TASK TO CARRY OUT: Below are records; work out how many of their lines contain "this" and give only that number.

LISTING:
[BEGIN]

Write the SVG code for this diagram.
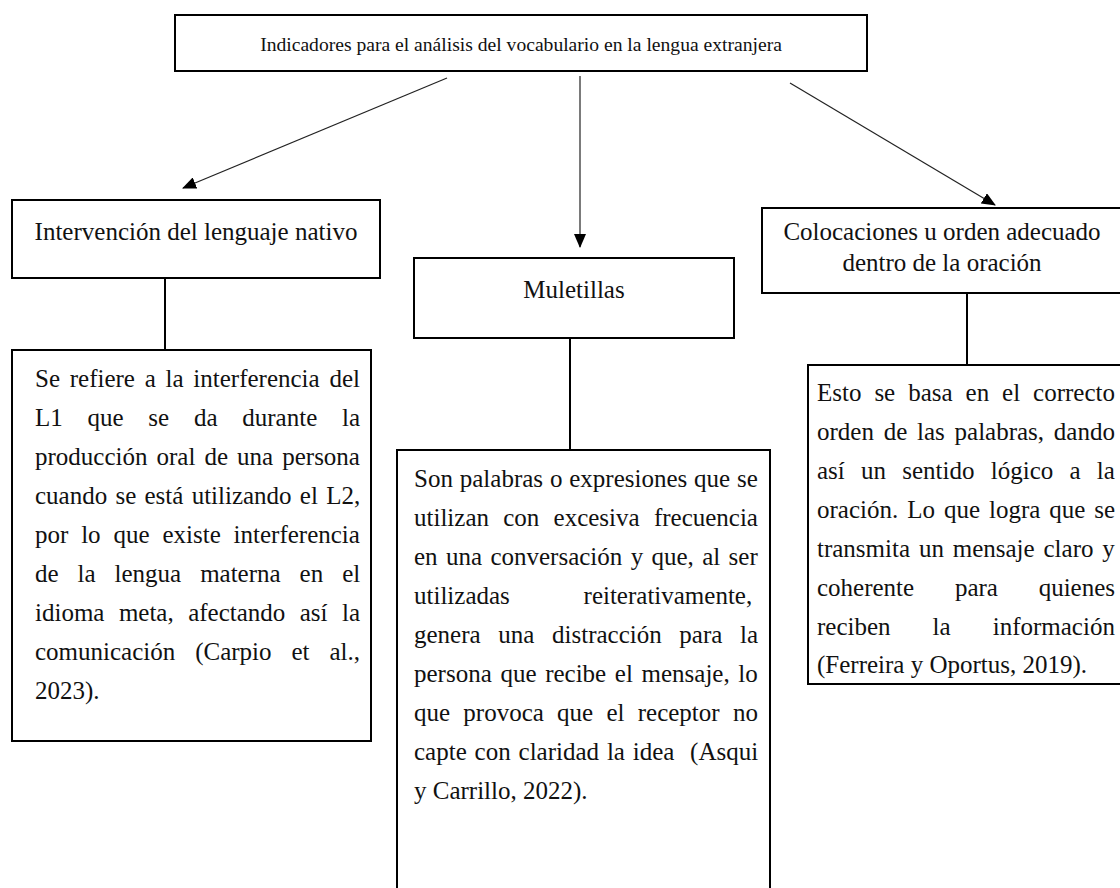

[END]
[BEGIN]

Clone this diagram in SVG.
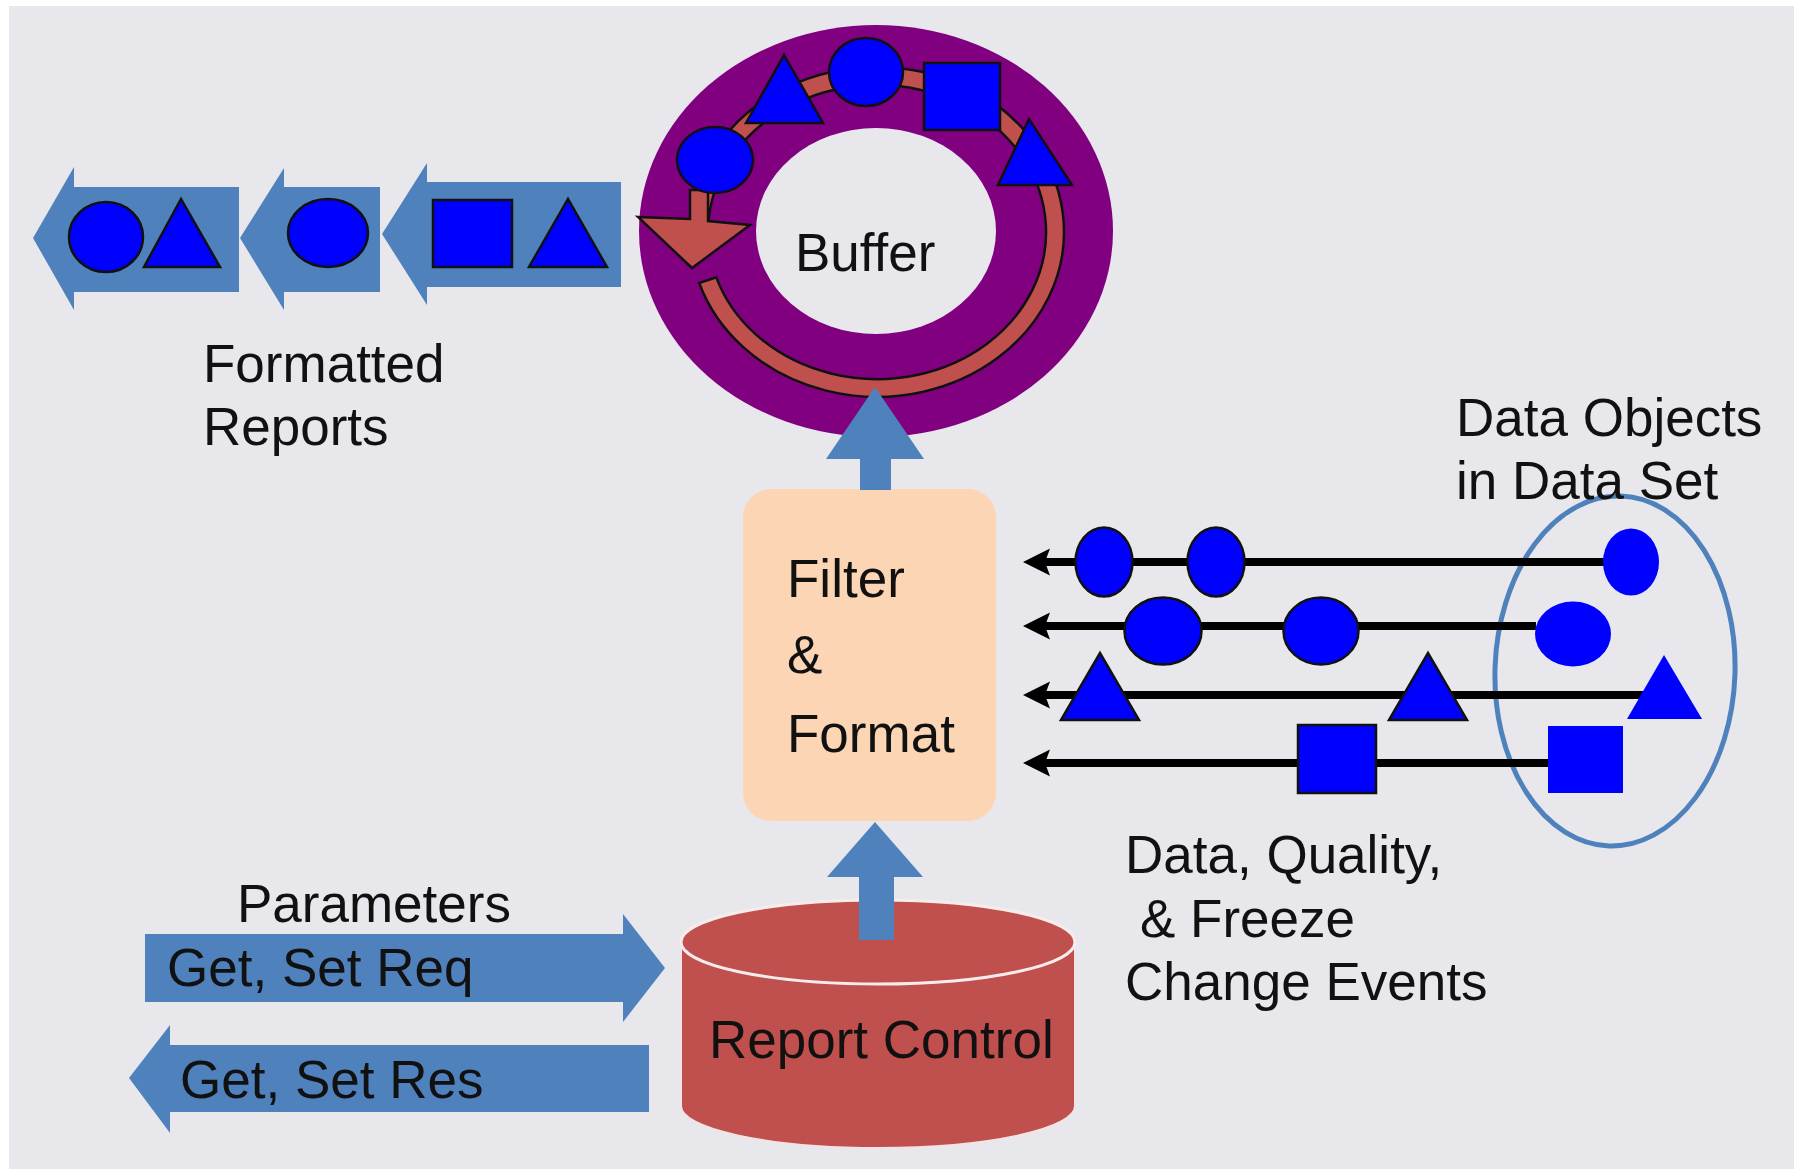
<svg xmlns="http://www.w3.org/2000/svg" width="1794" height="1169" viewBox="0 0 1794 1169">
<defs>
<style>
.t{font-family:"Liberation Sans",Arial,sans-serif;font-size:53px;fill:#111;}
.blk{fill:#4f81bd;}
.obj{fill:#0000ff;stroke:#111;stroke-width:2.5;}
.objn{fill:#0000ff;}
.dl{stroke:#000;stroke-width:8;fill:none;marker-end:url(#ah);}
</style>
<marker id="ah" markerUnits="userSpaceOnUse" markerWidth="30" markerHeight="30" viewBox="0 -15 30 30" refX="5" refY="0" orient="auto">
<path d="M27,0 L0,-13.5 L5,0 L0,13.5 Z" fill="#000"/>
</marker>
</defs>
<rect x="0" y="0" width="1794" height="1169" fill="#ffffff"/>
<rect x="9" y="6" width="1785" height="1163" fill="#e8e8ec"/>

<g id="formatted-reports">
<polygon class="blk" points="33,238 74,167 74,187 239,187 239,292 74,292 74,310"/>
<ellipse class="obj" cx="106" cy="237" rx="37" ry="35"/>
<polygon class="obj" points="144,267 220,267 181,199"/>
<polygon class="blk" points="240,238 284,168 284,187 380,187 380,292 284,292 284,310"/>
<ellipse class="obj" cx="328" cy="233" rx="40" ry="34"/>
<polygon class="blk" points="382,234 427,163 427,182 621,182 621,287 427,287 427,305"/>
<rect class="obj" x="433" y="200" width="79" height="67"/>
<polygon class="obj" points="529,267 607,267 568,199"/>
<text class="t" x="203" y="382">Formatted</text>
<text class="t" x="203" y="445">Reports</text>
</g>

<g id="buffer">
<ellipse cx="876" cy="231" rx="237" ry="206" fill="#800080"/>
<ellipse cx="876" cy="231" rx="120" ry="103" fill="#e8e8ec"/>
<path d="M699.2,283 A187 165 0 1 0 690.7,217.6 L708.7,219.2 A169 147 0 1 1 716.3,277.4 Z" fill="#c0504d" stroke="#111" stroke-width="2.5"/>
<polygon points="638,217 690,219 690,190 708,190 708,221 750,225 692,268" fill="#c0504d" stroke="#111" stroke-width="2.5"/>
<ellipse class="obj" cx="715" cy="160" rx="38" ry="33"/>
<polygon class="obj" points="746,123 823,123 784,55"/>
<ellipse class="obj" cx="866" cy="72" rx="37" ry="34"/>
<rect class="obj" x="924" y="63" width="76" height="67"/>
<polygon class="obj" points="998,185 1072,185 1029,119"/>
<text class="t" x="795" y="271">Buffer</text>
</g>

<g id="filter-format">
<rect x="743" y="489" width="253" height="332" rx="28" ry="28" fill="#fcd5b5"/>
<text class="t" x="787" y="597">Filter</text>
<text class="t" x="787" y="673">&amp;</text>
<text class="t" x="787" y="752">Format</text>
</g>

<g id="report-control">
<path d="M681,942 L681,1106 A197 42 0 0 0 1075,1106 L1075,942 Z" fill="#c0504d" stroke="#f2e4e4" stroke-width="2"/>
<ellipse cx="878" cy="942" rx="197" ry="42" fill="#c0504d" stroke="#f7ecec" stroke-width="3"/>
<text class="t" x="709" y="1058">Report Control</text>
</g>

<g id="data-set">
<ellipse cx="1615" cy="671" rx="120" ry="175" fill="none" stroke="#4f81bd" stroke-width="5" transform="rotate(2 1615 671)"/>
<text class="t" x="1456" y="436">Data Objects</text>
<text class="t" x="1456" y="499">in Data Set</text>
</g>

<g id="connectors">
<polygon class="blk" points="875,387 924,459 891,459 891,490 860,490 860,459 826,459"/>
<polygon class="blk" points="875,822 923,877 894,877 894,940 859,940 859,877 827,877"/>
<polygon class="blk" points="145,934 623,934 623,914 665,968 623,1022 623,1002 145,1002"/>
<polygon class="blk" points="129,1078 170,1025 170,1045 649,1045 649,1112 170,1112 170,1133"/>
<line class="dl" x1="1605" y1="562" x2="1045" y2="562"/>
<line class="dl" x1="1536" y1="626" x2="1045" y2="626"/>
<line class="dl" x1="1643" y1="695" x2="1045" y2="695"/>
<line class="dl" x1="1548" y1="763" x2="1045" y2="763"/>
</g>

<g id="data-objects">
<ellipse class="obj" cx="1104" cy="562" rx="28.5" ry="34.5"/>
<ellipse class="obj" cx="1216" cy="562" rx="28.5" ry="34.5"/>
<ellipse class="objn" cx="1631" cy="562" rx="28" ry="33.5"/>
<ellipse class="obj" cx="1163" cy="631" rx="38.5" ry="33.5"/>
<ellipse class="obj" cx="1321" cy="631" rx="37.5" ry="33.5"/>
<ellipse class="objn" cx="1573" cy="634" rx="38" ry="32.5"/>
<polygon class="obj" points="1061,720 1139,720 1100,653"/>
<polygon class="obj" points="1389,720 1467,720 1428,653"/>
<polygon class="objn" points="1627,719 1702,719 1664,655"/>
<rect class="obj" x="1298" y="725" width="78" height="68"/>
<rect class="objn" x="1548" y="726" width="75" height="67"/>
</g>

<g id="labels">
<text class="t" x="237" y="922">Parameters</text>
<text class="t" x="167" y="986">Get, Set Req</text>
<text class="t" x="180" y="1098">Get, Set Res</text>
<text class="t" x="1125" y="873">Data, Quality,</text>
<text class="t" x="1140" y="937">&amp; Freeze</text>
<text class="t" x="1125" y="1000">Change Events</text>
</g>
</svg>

[END]

SOLUTION: 2